Altman always said he put himself at the service of his cast, and here paid tribute – and gave fruitfully free rein to – Meryl Streep and Lily Tomlin as Yolanda and Rhonda, remaining members of a Carter-style music clan, and Woody Harrelson and John C Reilly as hilariously rivalrous singin’ cowpokes. Cue much joyful duetting and some intrigue concerning, on the one hand, Yolanda’s moody teen daughter Lola (Lindsay Lohan) and, on the other, a spunky ol’ timer (LQ Jones) – though that’s not much if you want big stories.

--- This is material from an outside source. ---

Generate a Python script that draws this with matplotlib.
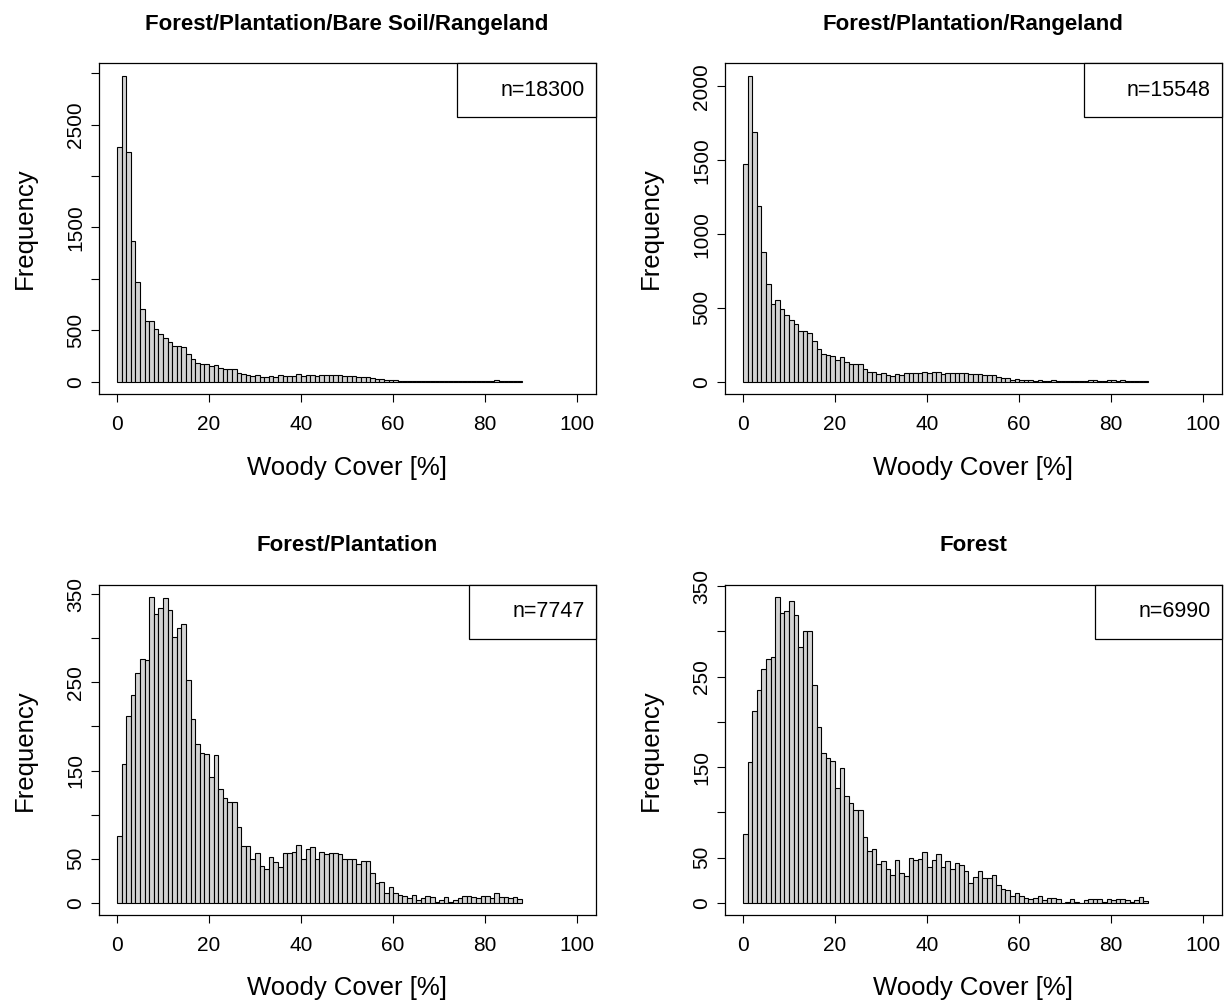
import matplotlib
matplotlib.use("Agg")
import matplotlib.pyplot as plt
import numpy as np
from matplotlib.patches import Rectangle

plt.rcParams['font.family'] = ['Liberation Sans', 'DejaVu Sans']

# ---------------- data ----------------
bin_edges = list(range(0, 89))  # 1 % wide bins, 0 .. 88

titles = ["Forest/Plantation/Bare Soil/Rangeland", "Forest/Plantation/Rangeland",
          "Forest/Plantation", "Forest"]
n_labels = ["n=18300", "n=15548", "n=7747", "n=6990"]
x_label = "Woody Cover [%]"
y_label = "Frequency"

counts_fpbr = [2281, 2976, 2232, 1365, 966, 706, 592, 592, 511, 463,
               424, 391, 343, 343, 339, 274, 219, 187, 171, 171,
               151, 167, 137, 125, 122, 121, 89, 71, 69, 59,
               61, 45, 43, 55, 48, 63, 60, 60, 60, 72,
               59, 67, 67, 52, 62, 62, 62, 61, 61, 53,
               53, 53, 47, 51, 50, 36, 27, 26, 13, 20,
               13, 11, 10, 7, 11, 5, 7, 10, 9, 3,
               5, 8, 3, 5, 7, 10, 10, 8, 7, 10,
               10, 7, 13, 9, 8, 7, 8, 6]

counts_fpr = [1473, 2074, 1692, 1190, 878, 664, 528, 555, 496, 449,
              417, 392, 347, 343, 331, 273, 221, 189, 178, 173,
              148, 171, 133, 121, 117, 117, 88, 65, 65, 53,
              58, 44, 40, 53, 46, 62, 58, 58, 58, 69,
              58, 65, 65, 51, 60, 60, 60, 60, 60, 51,
              51, 51, 45, 49, 48, 35, 25, 25, 12, 19,
              12, 10, 9, 6, 10, 4, 6, 9, 8, 2,
              4, 7, 2, 4, 6, 9, 9, 7, 6, 9,
              9, 6, 12, 8, 7, 6, 7, 5]

counts_fp = [76, 157, 212, 236, 261, 277, 276, 347, 328, 335,
             346, 332, 302, 312, 316, 253, 209, 180, 170, 169,
             143, 168, 129, 119, 114, 114, 86, 64, 64, 50,
             57, 42, 38, 52, 46, 41, 57, 57, 58, 65,
             50, 61, 63, 50, 58, 55, 57, 56, 55, 50,
             50, 50, 44, 47, 47, 34, 22, 24, 11, 18,
             11, 9, 8, 5, 9, 3, 5, 8, 7, 1,
             3, 6, 1, 3, 5, 8, 8, 6, 5, 8,
             8, 5, 11, 7, 6, 5, 6, 4]

counts_f = [76, 156, 212, 235, 258, 269, 272, 338, 320, 322,
            333, 318, 283, 300, 300, 241, 194, 165, 160, 157,
            127, 149, 118, 110, 102, 102, 73, 57, 59, 43,
            46, 37, 31, 47, 33, 30, 49, 47, 48, 56,
            40, 47, 54, 39, 46, 37, 44, 42, 35, 22,
            28, 35, 27, 27, 31, 20, 15, 14, 7, 11,
            7, 5, 4, 5, 8, 3, 5, 5, 4, 0,
            1, 4, 1, 0, 3, 4, 4, 4, 1, 4,
            3, 4, 4, 3, 1, 3, 6, 2]

x_ticks = [0, 20, 40, 60, 80, 100]
x_range = [0, 100]

yticks_fpbr = [0, 500, 1000, 1500, 2000, 2500, 3000]
ylabs_fpbr = ["0", "500", "", "1500", "", "2500", ""]
yticks_fpr = [0, 500, 1000, 1500, 2000]
ylabs_fpr = ["0", "500", "1000", "1500", "2000"]
yticks_small = [0, 50, 100, 150, 200, 250, 300, 350]
ylabs_small = ["0", "50", "", "150", "", "250", "", "350"]

panels = [
    (titles[0], n_labels[0], counts_fpbr, yticks_fpbr, ylabs_fpbr),
    (titles[1], n_labels[1], counts_fpr, yticks_fpr, ylabs_fpr),
    (titles[2], n_labels[2], counts_fp, yticks_small, ylabs_small),
    (titles[3], n_labels[3], counts_f, yticks_small, ylabs_small),
]

# ---------------- layout ----------------
W, H = 1231, 1000
fig = plt.figure(figsize=(W / 100, H / 100), dpi=100)
fig.patch.set_facecolor("white")
PT = 0.72  # points per pixel at 100 dpi

boxes_px = [  # left, top, right, bottom in pixels
    (98.5, 63.3, 595.7, 394.0),
    (724.5, 63.3, 1221.7, 394.0),
    (98.5, 584.7, 595.7, 915.0),
    (724.5, 584.7, 1221.7, 915.0),
]

renderer = fig.canvas.get_renderer()

for (title, nlab, counts, yt, yl), (l, t, r, b) in zip(panels, boxes_px):
    ax = fig.add_axes([l / W, 1 - b / H, (r - l) / W, (b - t) / H])
    widths = np.diff(bin_edges)
    ax.bar(bin_edges[:-1], counts, width=widths, align='edge',
           color='#D3D3D3', edgecolor='black', linewidth=0.8)
    span = x_range[1] - x_range[0]
    ax.set_xlim(x_range[0] - 0.04 * span, x_range[1] + 0.04 * span)
    m = max(counts)
    ax.set_ylim(-0.04 * m, 1.04 * m)
    ax.set_xticks(x_ticks, [str(v) for v in x_ticks])
    ax.set_yticks(yt, yl, rotation=90, va='center')
    ax.tick_params(axis='both', direction='out', length=5.8, width=0.8,
                   colors='black', labelsize=15)
    ax.tick_params(axis='x', pad=9)
    ax.tick_params(axis='y', pad=4)
    for s in ax.spines.values():
        s.set_linewidth(0.9)
        s.set_color('black')
    ax.set_title(title, fontsize=16, fontweight='bold', pad=24)
    ax.set_xlabel(x_label, fontsize=18.5)
    ax.xaxis.set_label_coords(0.5, -(455.5 - 394.0) / (b - t))
    ax.set_ylabel(y_label, fontsize=18.5)
    ax.yaxis.set_label_coords(-(98.5 - 37.0) / (r - l), 0.5)

    # legend-like box in the top-right corner with the sample size
    txt = ax.annotate(nlab, xy=(1, 1), xycoords='axes fraction',
                      xytext=(-11 * PT, -27 * PT), textcoords='offset points',
                      ha='right', va='center', fontsize=15.5, zorder=6)
    bb = txt.get_window_extent(renderer)
    axbb = ax.get_window_extent(renderer)
    box_left_px = bb.x0 - 43
    box_h_px = 54
    x0 = (box_left_px - axbb.x0) / axbb.width
    hh = box_h_px / axbb.height
    ax.add_patch(Rectangle((x0, 1 - hh), 1 - x0, hh, transform=ax.transAxes,
                           facecolor='white', edgecolor='black', linewidth=0.9,
                           zorder=5, clip_on=False))

fig.savefig("out.png", dpi=100, facecolor='white')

Not that the film’s as slight as Altman’s light touch and Ed Lachman’s fabulous camerawork make it look; it offers a moving yet wholly unsentimental take on ageing, death and the determination to continue doing what’s fun until the not-so-bitter end. Moreover, there are moments here no one else would ever be able, or try, to carry off; see Keillor end a long, casual conversation just in time to turn as a curtain raises. The timing’s so perfect, it feels real, exhilarating and nigh-on invisible all at the same time. Just lovely, and a magnificently enjoyable coda to an extraordinary career. The sad thing about Altman’s death – we’ve no more surprises in store; the consolation – he left us so much.